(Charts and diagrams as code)
<<<<

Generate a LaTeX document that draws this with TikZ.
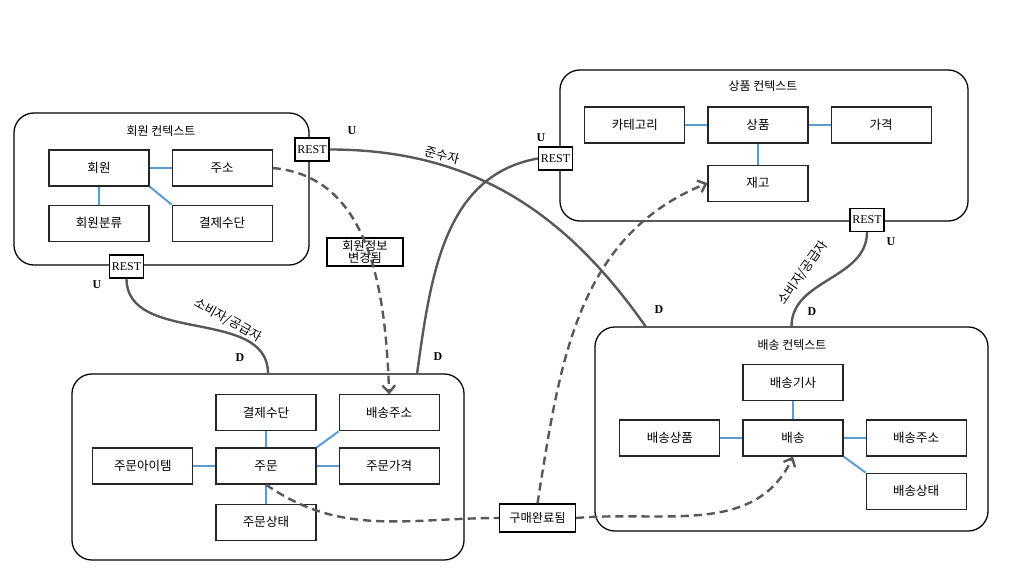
\documentclass[tikz,border=0pt]{standalone}
\usepackage{fontspec}
\setmainfont{Liberation Serif}
\newfontfamily\kr{Noto Sans CJK KR}
\usepackage{xcolor}
\usetikzlibrary{arrows.meta}
\usetikzlibrary{positioning}
\definecolor{relgray}{HTML}{585858}
\definecolor{linkblue}{HTML}{5B9BD5}

\begin{document}
\begin{tikzpicture}[x=0.025cm, y=-0.025cm, node distance = 0.45cm and 0.55cm, % pixel grid
			context/.style={
					rectangle,
					draw,
					line width=0.9pt,
					rounded corners=0.5cm,
					inner sep=0pt
				},
			block/.style={
					rectangle,
					draw=black!85,
					line width=0.8pt,
					minimum width=2.5cm,
					minimum height=0.9cm,
					inner sep=0pt,
					font=\kr\fontsize{8.9}{10}\selectfont
				},
			title/.style={font=\kr\fontsize{8.5}{10}\selectfont},
			rest/.style={
					rectangle,
					draw,
					fill=white,
					line width=0.8pt,
					minimum width=0.85cm,
					minimum height=0.575cm,
					inner sep=0pt,
					font=\fontsize{8.5}{10}\selectfont
				},
			eventbox/.style={
					rectangle,
					draw,
					line width=0.8pt,
					minimum width=1.9cm,
					minimum height=0.7cm,
					inner sep=0pt,
					align=center,
					font=\kr\fontsize{8.7}{9}\selectfont
				},
			ud/.style={font=\bfseries\fontsize{8.5}{10}\selectfont},
			rellabel/.style={font=\kr\fontsize{9}{10}\selectfont, inner sep=0pt},
			link/.style={draw=linkblue, line width=1.4pt},
			rel/.style={draw=relgray, line width=1.7pt},
			event/.style={draw=relgray, line width=1.7pt, dash pattern=on 5.8pt off 3.5pt},
			tip/.style={-{Straight Barb[length=5pt,width=9pt]}}
		]
		\useasboundingbox (0,0) rectangle (1021,582);
		% Contexts
		\node [context, minimum width=7.375cm, minimum height=3.8cm] (mctx) at (161.5,189) {};
		\node [context, minimum width=10.2cm, minimum height=3.775cm] (pctx) at (764,145.5) {};
		\node [context, minimum width=9.8cm, minimum height=4.65cm] (octx) at (268,467) {};
		\node [context, minimum width=9.825cm, minimum height=5.1cm] (dctx) at (791.5,429) {};
		\node [title] (mtitle) at (161,131) {회원 컨텍스트};
		\node [title] (ptitle) at (763,86) {상품 컨텍스트};
		\node [title] (dtitle) at (792,345) {배송 컨텍스트};
		% Member context
		\node [block] (member) at (99,168) {회원};
		\node [block, right=of member] (addr) {주소};
		\node [block, below=of member] (grade) {회원분류};
		\node [block, below=of addr] (mpay) {결제수단};
		% Product context
		\node [block] (product) at (758,125) {상품};
		\node [block, left=of product] (category) {카테고리};
		\node [block, right=of product] (price) {가격};
		\node [block, below=0.525cm of product] (stock) {재고};
		% Order context
		\node [block] (order) at (266,466) {주문};
		\node [block, above=0.4cm of order] (opay) {결제수단};
		\node [block, right=of opay] (oship) {배송주소};
		\node [block, left=of order] (item) {주문아이템};
		\node [block, right=of order] (oprice) {주문가격};
		\node [block, below=0.475cm of order] (ostate) {주문상태};
		% Delivery context
		\node [block] (delivery) at (793,438) {배송};
		\node [block, above=of delivery] (driver) {배송기사};
		\node [block, left=of delivery] (dgoods) {배송상품};
		\node [block, right=of delivery] (daddr) {배송주소};
		\node [block, below=0.4cm of daddr] (dstate) {배송상태};
		% Links inside contexts
		\path [link] (member) -- (addr);
		\path [link] (member) -- (grade);
		\path [link] (member.south east) -- (mpay.north west);
		\path [link] (category) -- (product);
		\path [link] (product) -- (price);
		\path [link] (product) -- (stock);
		\path [link] (opay) -- (order);
		\path [link] (item) -- (order);
		\path [link] (order) -- (oprice);
		\path [link] (order) -- (ostate);
		\path [link] (order.north east) -- (oship.south west);
		\path [link] (driver) -- (delivery);
		\path [link] (dgoods) -- (delivery);
		\path [link] (delivery) -- (daddr);
		\path [link] (delivery.south east) -- (dstate.north west);
		% REST ports
		\node [rest] (mrest1) at (312,149.5) {REST};
		\node [rest] (mrest2) at (126.5,266.5) {REST};
		\node [rest] (prest1) at (555.5,158.5) {REST};
		\node [rest] (prest2) at (867,220) {REST};
		% Upstream / downstream marks
		\node [ud] (u1) at (352,131) {U};
		\node [ud] (u2) at (97,285) {U};
		\node [ud] (u3) at (541,138) {U};
		\node [ud] (u4) at (891,242) {U};
		\node [ud] (d1) at (240,358) {D};
		\node [ud] (d2) at (438,357) {D};
		\node [ud] (d3) at (659,310) {D};
		\node [ud] (d4) at (812,312) {D};
		% Relation labels
		\node [rellabel, rotate=-14] (conform) at (442,155) {준수자};
		\node [rellabel, rotate=-29] (cs1) at (228,320) {소비자/공급자};
		\node [rellabel, rotate=55] (cs2) at (803,273) {소비자/공급자};
		% Events
		\node [eventbox] (changed) at (365,252) {회원정보\\변경됨};
		\node [eventbox, fill=white] (bought) at (537.5,518) {구매완료됨};
		\coordinate (otop) at (417,374);
		\coordinate (dtop) at (646,327);
		% Draw relations
		\path [rel] (mrest2.south) to[out=-90, in=90] (octx.north);
		\path [rel] (mrest1.east) to[out=0, in=125] (dtop);
		\path [rel] (otop) to[out=82, in=190] (prest1.west);
		\path [rel] (prest2.south) to[out=-90, in=90] (dctx.north);
		\path [event, tip] (addr.east) to[out=-5, in=92] (oship.north);
		\path [event] (order.south) to[out=-35, in=180] (bought.west);
		\path [event, tip] (bought.east) to[out=5, in=-115] (delivery.south);
		\path [event, tip] (bought.north) to[out=81, in=202] (stock.west);
	\end{tikzpicture}
\end{document}
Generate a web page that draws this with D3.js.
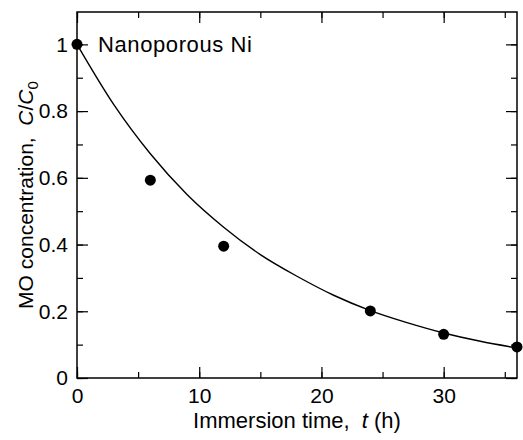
<!DOCTYPE html>
<html>
<head>
<meta charset="utf-8">
<script src="https://cdn.jsdelivr.net/npm/d3@7"></script>
<style>
body { margin: 0; background: #fff; }
text { font-family: "Liberation Sans", Arial, sans-serif; fill: #000; white-space: pre; }
</style>
</head>
<body>
<script>
// measured points
var timeH = [0, 6, 12, 24, 30, 36];
var concRatio = [1.0, 0.593, 0.395, 0.201, 0.131, 0.093];

// fitted curve
var fitTime = [0, 3, 6, 9, 12, 15, 18, 21, 24, 27, 30, 33, 36];
var fitConc = [1.0, 0.82, 0.672, 0.55, 0.452, 0.37, 0.305, 0.248, 0.202, 0.166, 0.135, 0.11, 0.09];

var xTicks = [0, 10, 20, 30];
var yTicks = [0, 0.2, 0.4, 0.6, 0.8, 1];

var width = 523, height = 440;
var margin = {left: 77, right: 6, top: 12, bottom: 62};

var svg = d3.select("body").append("svg")
	.attr("width", width)
	.attr("height", height);

var x = d3.scaleLinear().domain([0, 36]).range([margin.left, width - margin.right]);
var y = d3.scaleLinear().domain([0, 1.097]).range([height - margin.bottom, margin.top]);

var fs = 22, tfs = 21;

//minor ticks first
function minor(axis, vals, tr){
	svg.append("g").attr("transform", tr)
		.call(axis.tickValues(vals).tickSize(-6).tickFormat(""))
		.call(function(g){ g.select(".domain").remove(); g.selectAll("line").attr("stroke-width", 1.2); });
}
var xMinor = d3.range(0, 37, 5), yMinor = d3.range(0, 1.05, 0.1);
minor(d3.axisBottom(x), xMinor, "translate(0," + y(0) + ")");
minor(d3.axisTop(x), xMinor, "translate(0," + margin.top + ")");
minor(d3.axisLeft(y), yMinor, "translate(" + margin.left + ",0)");
minor(d3.axisRight(y), yMinor, "translate(" + x(36) + ",0)");

//major ticks
var gx = svg.append("g").attr("transform", "translate(0," + y(0) + ")")
	.call(d3.axisBottom(x).tickValues(xTicks).tickSizeInner(-11).tickSizeOuter(0).tickPadding(10));
var gy = svg.append("g").attr("transform", "translate(" + margin.left + ",0)")
	.call(d3.axisLeft(y).tickValues(yTicks).tickSizeInner(-11).tickSizeOuter(0).tickPadding(9)
		.tickFormat(function(d){ return d; }));
svg.append("g").attr("transform", "translate(0," + margin.top + ")")
	.call(d3.axisTop(x).tickValues(xTicks).tickSizeInner(-11).tickSizeOuter(0).tickFormat(""));
svg.append("g").attr("transform", "translate(" + x(36) + ",0)")
	.call(d3.axisRight(y).tickValues(yTicks).tickSizeInner(-11).tickSizeOuter(0).tickFormat(""));

svg.selectAll(".tick line").attr("stroke-width", 1.2);
svg.selectAll(".domain").remove();
svg.selectAll(".tick text").attr("font-size", tfs).style("font-family", "Liberation Sans, Arial, sans-serif");

//frame
svg.append("rect")
	.attr("x", x(0)).attr("y", y(1.097))
	.attr("width", x(36) - x(0)).attr("height", y(0) - y(1.097))
	.attr("fill", "none").attr("stroke", "#000").attr("stroke-width", 1.5);

//fit curve
var line = d3.line()
	.x(function(d, i){ return x(fitTime[i]); })
	.y(function(d){ return y(d); })
	.curve(d3.curveMonotoneX);
svg.append("path")
	.datum(fitConc)
	.attr("d", line)
	.attr("fill", "none").attr("stroke", "#000").attr("stroke-width", 1.4);

//points
svg.selectAll(".pt")
	.data(concRatio)
	.enter()
	.append("circle")
	.attr("class", "pt")
	.attr("cx", function(d, i){ return x(timeH[i]); })
	.attr("cy", function(d){ return y(d); })
	.attr("r", 5.5)
	.attr("fill", "#000");

//label
svg.append("text")
	.attr("x", 98).attr("y", 52)
	.attr("font-size", fs)
	.attr("letter-spacing", 0.6)
	.text("Nanoporous Ni");

//axis titles
var xt = svg.append("text")
	.attr("x", (x(0) + x(36)) / 2).attr("y", 428)
	.attr("text-anchor", "middle")
	.attr("font-size", fs);
xt.append("tspan").text("Immersion time,  ");
xt.append("tspan").attr("font-style", "italic").text("t");
xt.append("tspan").text(" (h)");

var yt = svg.append("text")
	.attr("transform", "translate(33," + ((y(0) + y(1.097)) / 2) + ") rotate(-90)")
	.attr("text-anchor", "middle")
	.attr("font-size", 21);
yt.append("tspan").text("MO concentration,  ");
yt.append("tspan").attr("font-style", "italic").text("C");
yt.append("tspan").text("/");
yt.append("tspan").attr("font-style", "italic").text("C");
yt.append("tspan").attr("font-size", 15).attr("dy", 5).text("0");
</script>
</body>
</html>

>>>>

• _EXERCISE TASK_
The first line to give again is the one with "Generate a web", and the last is the one with "var concRatio = [1.0, 0.593, 0.395, 0.201, 0.131, 0.093];". Repeat them and everything between exactly, minus the pictures.

• _RESULT OF THIS EXERCISE_
Generate a web page that draws this with D3.js.
<!DOCTYPE html>
<html>
<head>
<meta charset="utf-8">
<script src="https://cdn.jsdelivr.net/npm/d3@7"></script>
<style>
body { margin: 0; background: #fff; }
text { font-family: "Liberation Sans", Arial, sans-serif; fill: #000; white-space: pre; }
</style>
</head>
<body>
<script>
// measured points
var timeH = [0, 6, 12, 24, 30, 36];
var concRatio = [1.0, 0.593, 0.395, 0.201, 0.131, 0.093];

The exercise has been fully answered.